Politica

Giorgio Guerrini: «La riforma Fornero? Ecco come cambiarla»

L'ex numero uno di Confartigianato: «Abbassare il cuneo fiscale e decontribuzione per chi assume i giovani, queste le mie priorità». E sul welfare: «Quello aziendale è la strada giusta, ma non si limiti alle assicurazioni»

di Stefano Arduini

«Me lo hanno chiesto e io ho accettato con entusiasmo, in questi dieci anni di rappresentanza ho capito che per incidere veramente bisogna farlo da dentro la politica», così Giorgio Guerrini, ex numero uno di Confartigiananto spiega la scelta di candidarsi alla Camera (Lombardia 1, Toscana e Umbria) con l’Udc imparentato con Scelta civica di Monti.

Perché proprio Casini e non direttamente Monti, come ha fatto la maggioranza dei suoi colleghi provenienti dalla società civile?
Innanzitutto per coerenza rispetto alla mia storia e a quella della vecchia Democrazia cristiana, tradizione a cui sono stato e tutt’ora mi sento molto vicino. Nel simbolo dell’Udc ci sono ancora la croce e lo scudo, e questo per me conta. Poi perché non credo a una politica senza partito, senza congressi e senza terminali sui territori. Il partito Udc sarà molto utile a Monti. Ne sono certo.

Veniamo ai contenuti. Vita e il suo comitato editoriale hanno elaborato un manifesto elettorale ribattezzato “Cambiare l’Italia”. Cosa ne pensa e quali sono le sue priorità?
In questi dieci anni solo due paesi sono cresciuti meno dell’Italia: Haiti e il Burundi. Le priorità sono il lavoro e la crescita. Occorre rendere attrattivi gli investimenti stranieri in Italia e dare una prospettiva di sviluppo alle aziende. In questo senso il primo provvedimento da prendere è la defiscalizzazione e la decontribuzione per almeno due anni a favore delle aziende che assumo giovani e l’abbassamento del cuneo fiscale per liberare risorse a favore dei lavoratori.

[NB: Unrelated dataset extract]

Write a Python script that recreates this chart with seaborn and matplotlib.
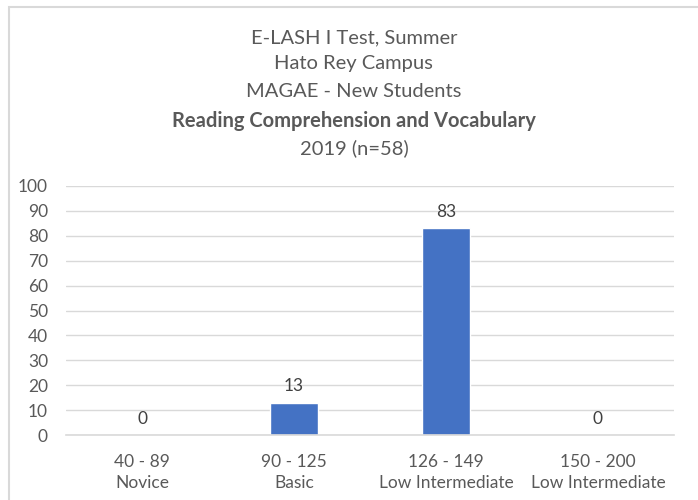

Come rileviamo nel nostro Manifesto la riforma del lavoro Fornero-Monti è andata esattamente nella direzione opposta…
E infatti quella norma come sostengo da mesi ben prima della campagna elettorale ha bisogno di una seria manutenzione. Il contratto di apprendistato, per esempio. L’idea di puntarci era corretta, ma occorre che dal punto di vista fiscale sia attrattivo, altrimenti è inutile. La riforma Fornero va verificata e mi auguro che numeri alla mano, anche chi come la Cgil ha premuto in una certa direzione, si riveda.

Dove pensa di trovare le risorse necessarie?
L’abbassamento della pressione fiscale di per sé genera risorse che se  re-inserite nel ciclo produttivo allargano la base imponibile, già nel medio periodo. Dopo  di che occorrono da una parte una seria operazione di contrasto al lavoro nero e all’evasione fiscale e dall’altra che le amministrazioni pubbliche tornino a concentrarsi sulle infrastrutture territoriali e lo Stato allunghi la possibilità di detrarre al 50% le spese per l’efficienza energetico e le ristrutturazioni.

Venerdì il nuovo numero del nostro mensile esce con dieci pagine di inchiesta sul welfare aziendale. Lei crede che questa sia la strada giusta per creare un nuovo stato sociale in Italia?
Ne sono assolutamente convinto. Lo Stato da solo non ce la può più fare. I contratti territoriali vanno incrementati lungo questi tre assi: sanità integrativa, sostegno alle famiglie e sostegno al reddito.

Quindi non solo assicurazioni…
Certo. Io nutro molte aspettative rispetto alla mutualità territoriale. Aziende e lavoratori mettono in un fondo una quota dei loro proventi e con quelle risorse si vanno a sostenere l'occupazione dei giovani, in particolare se con famiglia e figli, e delle persone che hanno perso il lavoro.